Allocations include $1.4 billion for targeted water quality improvements and restoration. The budget earmarks $200 million for resilience along the coasts and inland, $50 million for finding alternative water supplies, and $50 million more for beach renourishment.
Those commitments in money win the praise of a broad range of environmentalists.
“The high-profile projects, such as elements of the Comprehensive Everglades Restoration plan—that’s great,” said James Douglass, professor of marine and earth science at Florida Gulf Coast University. “But there’s an across-the-board need for state support for local governments trying to implement piecemeal environmental fixes such as septic upgrades, and they’re stymied for lack of funds they hoped to get from the state. It’s just not possible for some of these small, underfunded municipalities to implement these small but sometimes very necessary fixes to address the pressures of a growing population.”
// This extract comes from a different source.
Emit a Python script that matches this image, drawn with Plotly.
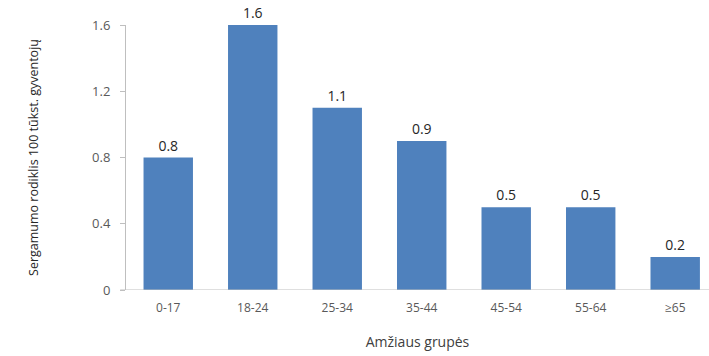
import plotly.graph_objects as go

age_groups = ["0-17", "18-24", "25-34", "35-44", "45-54", "55-64", "≥65"]
rates = [0.8, 1.6, 1.1, 0.9, 0.5, 0.5, 0.2]
y_ticks = [0, 0.4, 0.8, 1.2, 1.6]
y_tick_text = ["0", "0.4", "0.8", "1.2", "1.6"]

font_family = "Open Sans, Noto Sans, sans-serif"

fig = go.Figure(
    go.Bar(
        x=list(range(len(age_groups))),
        y=rates,
        width=0.585,
        marker=dict(color="#4F81BD", line=dict(width=0)),
        text=[f"{v:.1f}" for v in rates],
        textposition="outside",
        textfont=dict(family=font_family, size=14, color="#262626"),
        cliponaxis=False,
    )
)

fig.update_layout(
    width=709,
    height=356,
    margin=dict(l=126, r=0, t=25, b=66),
    paper_bgcolor="white",
    plot_bgcolor="white",
    showlegend=False,
    font=dict(family=font_family, color="#595959"),
    xaxis=dict(
        range=[-0.5, 6.4],
        tickmode="array",
        tickvals=list(range(len(age_groups))),
        ticktext=age_groups,
        tickfont=dict(size=12, color="#595959"),
        ticklabelstandoff=9,
        showgrid=False,
        showline=False,
        zeroline=False,
        ticks="",
        title=dict(text="Amžiaus grupės", font=dict(size=14, color="#404040"), standoff=22),
    ),
    yaxis=dict(
        range=[0, 1.6],
        tickmode="array",
        tickvals=y_ticks,
        ticktext=y_tick_text,
        tickfont=dict(size=13, color="#595959"),
        ticklabelstandoff=7,
        showgrid=False,
        zeroline=False,
        showline=True,
        linecolor="#BFBFBF",
        linewidth=1,
        ticks="outside",
        ticklen=5,
        tickcolor="#BFBFBF",
        title=dict(
            text="Sergamumo rodiklis 100 tūkst. gyventojų",
            font=dict(size=12.5, color="#262626"),
            standoff=50,
        ),
    ),
)

# horizontal baseline along the category axis
fig.add_shape(
    type="line", xref="paper", yref="y",
    x0=-0.01, x1=1, y0=0, y1=0,
    line=dict(color="#BFBFBF", width=1),
)

fig.write_html("out.html")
Douglass continued, “We have these 1960s-level wastewater treatment plants not keeping up with the modern era, and they’re decaying. High fecal bacteria levels and nutrient levels in waters are coming from leaky pipes and lots of little spills—that takes money to fix, and we’re not getting it from the state level.”
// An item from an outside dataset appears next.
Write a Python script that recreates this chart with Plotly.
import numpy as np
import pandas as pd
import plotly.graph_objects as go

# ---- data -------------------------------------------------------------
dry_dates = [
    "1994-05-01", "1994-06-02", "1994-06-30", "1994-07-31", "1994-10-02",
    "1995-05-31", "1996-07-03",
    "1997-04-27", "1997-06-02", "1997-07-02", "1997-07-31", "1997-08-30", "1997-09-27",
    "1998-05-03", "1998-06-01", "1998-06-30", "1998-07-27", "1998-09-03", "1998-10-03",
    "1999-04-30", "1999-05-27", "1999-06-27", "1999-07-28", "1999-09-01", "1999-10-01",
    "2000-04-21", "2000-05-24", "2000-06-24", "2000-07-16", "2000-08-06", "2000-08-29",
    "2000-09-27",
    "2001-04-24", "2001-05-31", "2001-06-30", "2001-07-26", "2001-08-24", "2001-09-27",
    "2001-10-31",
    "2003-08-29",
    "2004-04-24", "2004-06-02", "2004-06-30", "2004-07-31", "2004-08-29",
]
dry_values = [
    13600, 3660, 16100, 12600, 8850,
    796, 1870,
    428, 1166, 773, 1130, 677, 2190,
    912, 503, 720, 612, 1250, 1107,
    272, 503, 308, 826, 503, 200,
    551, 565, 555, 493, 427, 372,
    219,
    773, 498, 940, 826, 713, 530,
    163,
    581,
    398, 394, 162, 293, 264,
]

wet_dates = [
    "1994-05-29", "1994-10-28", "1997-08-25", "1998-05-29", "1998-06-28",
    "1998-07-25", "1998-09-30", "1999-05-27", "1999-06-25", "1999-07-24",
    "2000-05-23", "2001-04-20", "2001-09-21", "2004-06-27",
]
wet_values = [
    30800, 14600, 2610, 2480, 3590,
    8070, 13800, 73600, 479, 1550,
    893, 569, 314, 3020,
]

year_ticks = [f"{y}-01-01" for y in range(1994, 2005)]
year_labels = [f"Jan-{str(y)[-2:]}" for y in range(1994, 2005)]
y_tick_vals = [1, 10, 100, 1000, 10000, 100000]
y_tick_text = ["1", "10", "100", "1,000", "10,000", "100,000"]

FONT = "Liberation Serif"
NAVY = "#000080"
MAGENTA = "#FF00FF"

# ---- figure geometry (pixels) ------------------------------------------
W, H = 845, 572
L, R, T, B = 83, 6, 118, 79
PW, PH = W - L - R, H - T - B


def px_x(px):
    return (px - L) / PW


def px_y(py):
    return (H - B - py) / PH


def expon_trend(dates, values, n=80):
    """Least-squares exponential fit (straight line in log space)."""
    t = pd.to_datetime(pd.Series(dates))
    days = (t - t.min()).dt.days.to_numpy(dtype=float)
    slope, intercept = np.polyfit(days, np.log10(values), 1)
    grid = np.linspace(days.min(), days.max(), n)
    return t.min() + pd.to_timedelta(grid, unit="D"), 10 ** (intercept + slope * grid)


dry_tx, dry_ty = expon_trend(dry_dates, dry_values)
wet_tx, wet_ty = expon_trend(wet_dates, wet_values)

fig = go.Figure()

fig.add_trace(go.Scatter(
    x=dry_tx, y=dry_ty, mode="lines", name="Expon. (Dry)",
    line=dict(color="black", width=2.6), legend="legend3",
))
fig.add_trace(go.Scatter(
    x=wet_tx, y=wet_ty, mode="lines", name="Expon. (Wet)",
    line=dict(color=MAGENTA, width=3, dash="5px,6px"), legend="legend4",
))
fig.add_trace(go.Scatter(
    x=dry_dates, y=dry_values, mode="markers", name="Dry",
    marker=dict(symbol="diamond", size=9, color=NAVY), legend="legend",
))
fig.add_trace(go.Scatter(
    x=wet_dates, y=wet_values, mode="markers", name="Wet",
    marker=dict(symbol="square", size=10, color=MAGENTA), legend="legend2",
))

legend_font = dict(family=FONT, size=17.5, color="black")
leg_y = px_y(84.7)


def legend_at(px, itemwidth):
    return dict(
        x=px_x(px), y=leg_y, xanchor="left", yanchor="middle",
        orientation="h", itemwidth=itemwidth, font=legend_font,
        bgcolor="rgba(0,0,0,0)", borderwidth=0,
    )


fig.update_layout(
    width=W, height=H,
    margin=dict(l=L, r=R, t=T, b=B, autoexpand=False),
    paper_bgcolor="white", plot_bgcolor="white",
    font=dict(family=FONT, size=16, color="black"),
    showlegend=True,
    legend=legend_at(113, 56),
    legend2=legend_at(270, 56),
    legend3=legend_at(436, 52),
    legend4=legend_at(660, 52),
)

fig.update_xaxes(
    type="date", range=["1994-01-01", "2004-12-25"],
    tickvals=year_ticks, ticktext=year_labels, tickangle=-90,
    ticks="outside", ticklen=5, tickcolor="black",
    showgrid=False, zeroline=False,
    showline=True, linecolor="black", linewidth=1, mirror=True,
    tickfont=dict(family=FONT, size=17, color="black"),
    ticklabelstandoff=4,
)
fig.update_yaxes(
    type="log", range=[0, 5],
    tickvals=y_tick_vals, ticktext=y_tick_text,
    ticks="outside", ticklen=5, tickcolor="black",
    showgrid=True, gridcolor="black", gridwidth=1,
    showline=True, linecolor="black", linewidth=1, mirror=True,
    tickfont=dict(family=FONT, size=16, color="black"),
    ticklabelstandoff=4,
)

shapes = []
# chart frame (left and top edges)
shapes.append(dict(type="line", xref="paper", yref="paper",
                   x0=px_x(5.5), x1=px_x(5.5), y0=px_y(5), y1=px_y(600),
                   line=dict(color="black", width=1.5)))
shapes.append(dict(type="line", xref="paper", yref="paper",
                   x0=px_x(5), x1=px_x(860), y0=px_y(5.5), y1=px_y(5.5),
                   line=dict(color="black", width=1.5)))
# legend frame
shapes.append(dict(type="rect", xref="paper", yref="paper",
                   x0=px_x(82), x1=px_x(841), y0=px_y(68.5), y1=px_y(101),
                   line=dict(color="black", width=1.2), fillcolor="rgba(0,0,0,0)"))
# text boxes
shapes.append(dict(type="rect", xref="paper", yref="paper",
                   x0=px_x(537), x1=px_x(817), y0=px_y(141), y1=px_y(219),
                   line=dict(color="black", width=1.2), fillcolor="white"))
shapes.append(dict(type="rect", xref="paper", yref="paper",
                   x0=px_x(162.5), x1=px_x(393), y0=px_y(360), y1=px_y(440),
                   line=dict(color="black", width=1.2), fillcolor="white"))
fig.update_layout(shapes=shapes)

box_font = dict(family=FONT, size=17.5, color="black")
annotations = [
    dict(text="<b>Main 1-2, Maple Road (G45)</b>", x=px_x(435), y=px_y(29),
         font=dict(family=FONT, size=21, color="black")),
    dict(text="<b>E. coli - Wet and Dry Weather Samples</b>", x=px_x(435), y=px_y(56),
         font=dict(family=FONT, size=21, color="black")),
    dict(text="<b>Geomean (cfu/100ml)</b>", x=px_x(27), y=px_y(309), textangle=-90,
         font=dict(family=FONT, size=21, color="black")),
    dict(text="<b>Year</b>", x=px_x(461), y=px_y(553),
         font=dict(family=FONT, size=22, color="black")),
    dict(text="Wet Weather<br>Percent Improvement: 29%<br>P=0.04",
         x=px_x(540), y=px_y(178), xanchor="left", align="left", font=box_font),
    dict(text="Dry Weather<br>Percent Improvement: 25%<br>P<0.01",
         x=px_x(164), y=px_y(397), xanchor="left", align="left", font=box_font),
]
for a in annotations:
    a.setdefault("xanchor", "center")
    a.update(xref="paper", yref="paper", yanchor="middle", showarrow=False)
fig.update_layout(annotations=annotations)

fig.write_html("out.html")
Annual state budgets are big, complicated affairs that may ultimately nod to the needs of many while fully pleasing few.
Palm Beach County Commissioner Gregg Weiss, who hails from District 2 in West Palm Beach, has a somewhat promising view of the big picture. “We are in better shape than we have been in the past—there were fewer vetoes than we received in past sessions. What’s important to me is water and the C-51 reservoir—and there’s $65 million in the budget for that.”
The C-51 will help store stormwater to be released in the dry season and may help restore the Lake Worth Lagoon and the Loxahatchee River. It could ultimately include 60,000 acre-feet. “The Lake Worth Lagoon Initiative will receive $897,000 this year, which is money for restoration and studying or testing the water,” Weiss said. “And the Loxahatchee River Preservation Initiative got $486,000—adjacent to that is the restoration of the Kennedy Bunker historic site, which received $500,000.”
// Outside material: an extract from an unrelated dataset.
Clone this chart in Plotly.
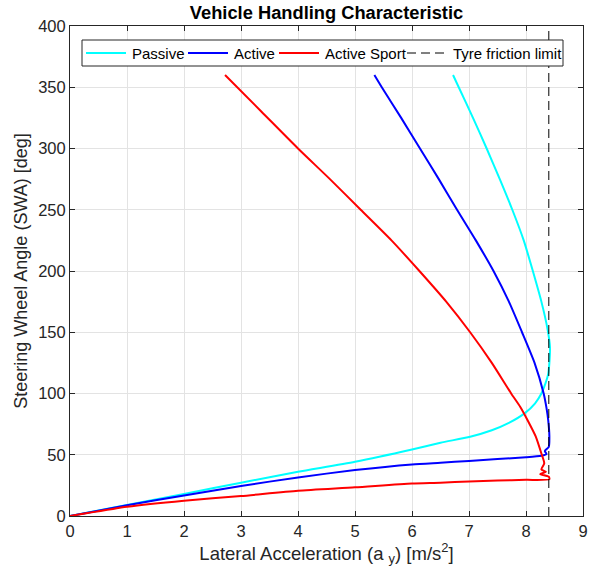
import plotly.graph_objects as go

# Lateral acceleration [m/s^2] and steering wheel angle [deg] for each configuration
passive_ay = [0.0, 1.0, 2.0, 3.0, 4.0, 5.0, 6.0, 6.5, 7.02, 7.4, 7.7, 7.98, 8.16, 8.27, 8.34,
              8.39, 8.41, 8.42, 8.38, 8.27, 8.12, 7.96, 7.76, 7.54, 7.31, 7.07, 6.82, 6.72]
passive_swa = [0.0, 9.0, 18.0, 27.2, 36.1, 44.3, 54.3, 59.8, 64.7, 70.0, 76.0, 84.0, 92.0, 100.0, 108.0,
               116.0, 125.0, 138.0, 152.0, 175.0, 200.0, 225.0, 250.0, 275.0, 300.0, 325.0, 350.0, 360.0]

active_ay = [0.0, 1.0, 2.0, 3.0, 4.0, 5.0, 6.0, 6.5, 7.0, 7.5, 8.0, 8.27, 8.36, 8.33,
             8.40, 8.41, 8.39, 8.36, 8.31, 8.15, 7.93, 7.70, 7.43, 7.12, 6.79, 6.47, 6.14, 5.81,
             5.47, 5.34]
active_swa = [0.0, 8.7, 16.8, 24.5, 31.5, 37.5, 42.1, 43.5, 45.0, 46.5, 48.0, 49.2, 50.5, 53.0,
              56.5, 65.0, 78.0, 88.0, 100.0, 125.0, 150.0, 175.0, 200.0, 225.0, 250.0, 275.0, 300.0, 325.0,
              350.0, 360.0]

sport_ay = [0.0, 1.0, 2.0, 3.0, 4.0, 5.0, 6.0, 6.5, 7.0, 7.5, 8.0, 8.41, 8.40, 8.25,
            8.35, 8.27, 8.32, 8.27, 8.17, 8.03, 7.90, 7.74, 7.40, 7.02, 6.60, 6.13, 5.64,
            5.10, 4.56, 4.00, 3.36, 2.72]
sport_swa = [0.0, 7.5, 12.5, 16.3, 20.6, 23.4, 26.6, 27.2, 28.2, 29.0, 29.5, 30.0, 32.0, 34.2,
             36.1, 38.0, 43.0, 51.0, 65.0, 78.0, 89.0, 100.0, 125.0, 150.0, 175.0, 200.0, 225.0,
             250.0, 275.0, 300.0, 330.0, 360.0]

# Tyre friction limit
limit_ay = [8.4, 8.4]
limit_swa = [0.0, 400.0]

x_ticks = [0, 1, 2, 3, 4, 5, 6, 7, 8, 9]
y_ticks = [0, 50, 100, 150, 200, 250, 300, 350, 400]

series_names = ["Passive", "Active", "Active Sport", "Tyre friction limit"]
series_colors = ["#00FFFF", "#0000FF", "#FF0000", "black"]

FONT = "Liberation Sans, Arial, Helvetica, sans-serif"
INK = "#262626"
DASH = "9px,5px"

fig = go.Figure()
curves = [(passive_ay, passive_swa), (active_ay, active_swa), (sport_ay, sport_swa)]
for (ax_vals, swa_vals), name, color in zip(curves, series_names, series_colors):
    fig.add_trace(go.Scatter(x=ax_vals, y=swa_vals, mode="lines", name=name, showlegend=False,
                             line=dict(color=color, width=2, shape="spline", smoothing=0.6)))
fig.add_trace(go.Scatter(x=limit_ay, y=limit_swa, mode="lines", name=series_names[3],
                         showlegend=False, line=dict(color="black", width=1, dash=DASH)))

# Legend box drawn in plot-paper coordinates (plot area is 513 x 490 px)
PW, PH = 513.0, 490.0
def px_x(p):
    return (p - 70) / PW
def px_y(p):
    return (516 - p) / PH

shapes = [dict(type="rect", xref="paper", yref="paper",
               x0=px_x(82), x1=px_x(563), y0=px_y(66), y1=px_y(40),
               line=dict(color=INK, width=1), fillcolor="white", layer="above")]
annotations = []
sample_starts = [86, 188, 279, 407]
legend_mid = 53
for name, color, x0 in zip(series_names, series_colors, sample_starts):
    line_style = dict(color=color, width=2)
    if name == "Tyre friction limit":
        line_style = dict(color=color, width=1, dash=DASH)
    shapes.append(dict(type="line", xref="paper", yref="paper",
                       x0=px_x(x0), x1=px_x(x0 + 40), y0=px_y(legend_mid), y1=px_y(legend_mid),
                       line=line_style, layer="above"))
    annotations.append(dict(text=name, xref="paper", yref="paper",
                            x=px_x(x0 + 44), y=px_y(legend_mid), xanchor="left", yanchor="middle",
                            showarrow=False, font=dict(family=FONT, size=15, color="black")))

axis_common = dict(
    showline=True, linecolor=INK, linewidth=1, mirror="ticks",
    ticks="inside", ticklen=5, tickcolor=INK, tickwidth=1,
    showgrid=True, gridcolor="#e3e3e3", gridwidth=1, zeroline=False,
    tickfont=dict(family=FONT, size=16.5, color=INK),
)

fig.update_layout(
    width=601, height=588,
    margin=dict(l=70, r=18, t=26, b=72),
    paper_bgcolor="white", plot_bgcolor="white",
    font=dict(family=FONT, color=INK),
    showlegend=False,
    title=dict(text="<b>Vehicle Handling Characteristic</b>",
               font=dict(family=FONT, size=18.3, color="black"),
               x=0.5, xref="paper", xanchor="center",
               y=1 - 13 / 588, yref="container", yanchor="middle"),
    xaxis=dict(range=[0, 9], tickvals=x_ticks,
               title=dict(text="Lateral Acceleration (a <sub>y</sub>) [m/s<sup>2</sup>]",
                          font=dict(family=FONT, size=18.5, color=INK), standoff=5),
               **axis_common),
    yaxis=dict(range=[0, 400], tickvals=y_ticks,
               title=dict(text="Steering Wheel Angle (SWA) [deg]",
                          font=dict(family=FONT, size=18, color=INK), standoff=5),
               **axis_common),
    shapes=shapes,
    annotations=annotations,
)

fig.write_html("out.html")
The Kennedy Bunker is on Peanut Island and dates from the days when President John F. Kennedy spent time in the area early in the 1960s and might have needed a secure facility and protection from an atomic or nuclear attack.
“Another thing on my radar is smart signalization,” he said. “Last year, they budgeted $1.5 million, and this year, they expanded the project with another $3 million for north-south traffic signals from I-95 to Flagler. It’s safer and more efficient. Computers observe what’s happening in real time on the roadway, and as one signal releases cars (and the light turns from red to green), the next one knows the cars are coming, as well.”
Weiss said there were vetoes, too.
“A request for housing for the homeless for $1 million got vetoed. With everything going on with the economy and the cost of housing, we expect it to become much more challenging. If we can prevent homelessness in the first place, that’s the No. 1 goal. The second is to get people into housing—people living in cars, people dealing with substance abuse and behavioral concerns that are on the streets, and homeless veterans. And to provide housing for them is expensive.”
So, what’s likely to happen next year? Probably disputes about taxes.
A proposal has been put forward to eliminate property taxes in the state, and a significant portion of city and county budgets depends on them.
“The debate and discussion over a state income tax was the No. 1 policy issue I saw this year,” Bergerson said. Currently, there is no state income tax.
Should there be? Next year, 161 men and women elected by other Floridians may have to decide.